At a point, I gave up on men and focused my energies on writing and, later, music. Cat Power entered my life via her 2003 album You Are Free. Songs like “Good Woman”, “He War”, and “Free” spoke to me with their fragility, their indie grace, their absolute honesty and intrinsic tragedy. It had highs and lows, just like I did at the time. This was a woman to relate to, this Chan Marshall Cat Power, and she didn’t wear pink. Shy by nature, she was entering a stint in rehab in 2006 to remedy the way she used and abused herself in coping with crippling depression that often masqueraded as stage fright. Luckily I never needed rehab for my misadventures, but I was definitely, shall we say, somewhat pickled at the time so I identified with her demons.

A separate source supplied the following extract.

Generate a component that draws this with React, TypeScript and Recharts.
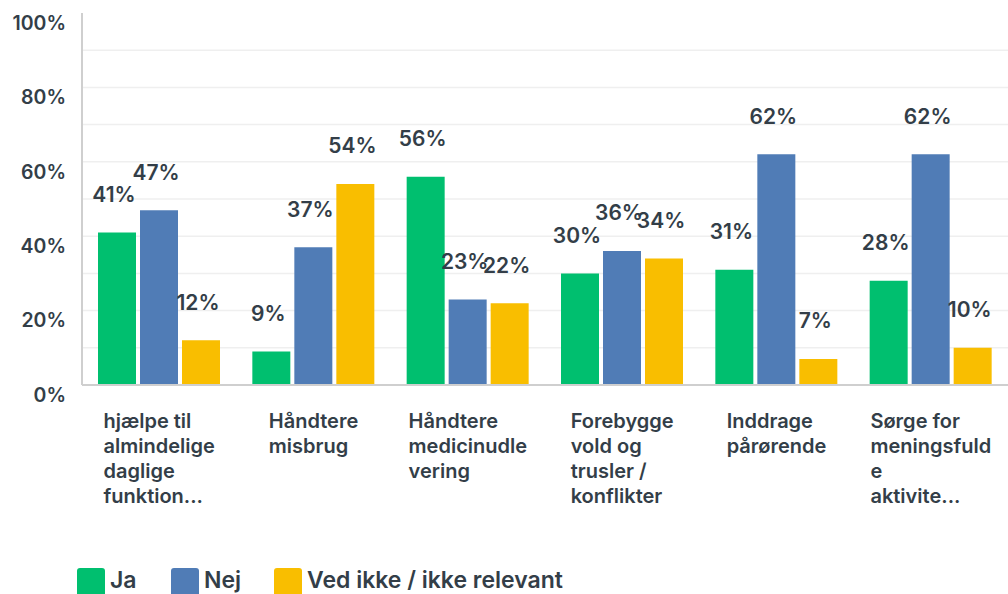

Concurrent to my Cat Power discovery, I met a boy who helped hammer the lid shut on the pink-satin sucker I longed to no longer be. He was a writer, he was a mystery; he echoed the whipser that flowed like ink through my pen, and above all…he silently understood it all because he was my peer. To call it love would be to minimize it in some way since this boy gave me so much more: he gave me the gift of myself. I met his friends, a spectacular group of people pursuing passions, who welcomed me in as one of their own. On many a Thursday night, we drank, drove ourselves mad on conversation, and danced like idiots to Ol’ Dirty Bastard’s “Got Your Money” at a dive bar on Irving Street. In this motley crew I felt, perhaps for the first time in my life, surrounded by like-minded folk, and the comfort of belonging did much to reorient my priorities, help me settle some unfinished business with my previous beau, and, in general, be calm.
This boy and I were not to be the thing we tried to be. Ultimately, it was a classic case of poor timing. Instead we float in and out of each other’s lives now, ironically always at the perfect time, and he remains a sustaining pressure point for my writing, a sort of phonetic accupunture that stills the nerves and let’s the words roll; he is a very good friend. The writing has become habitual to a point where I dare call myself a writer. Cat Power, too, still calls to me. I was fortunate to see her perform at the Warfield in San Francisco a year or so after she successfully completed rehab. She was vibrant, sang and played the piano beautifully, and connected with the audience by handing many of us white tulips at the end. Stage fright conquered, to be sure. And that dive bar on Irving? It’s still there, albeit under new ownership, and I walk by it every morning to grab a latte on my way to work.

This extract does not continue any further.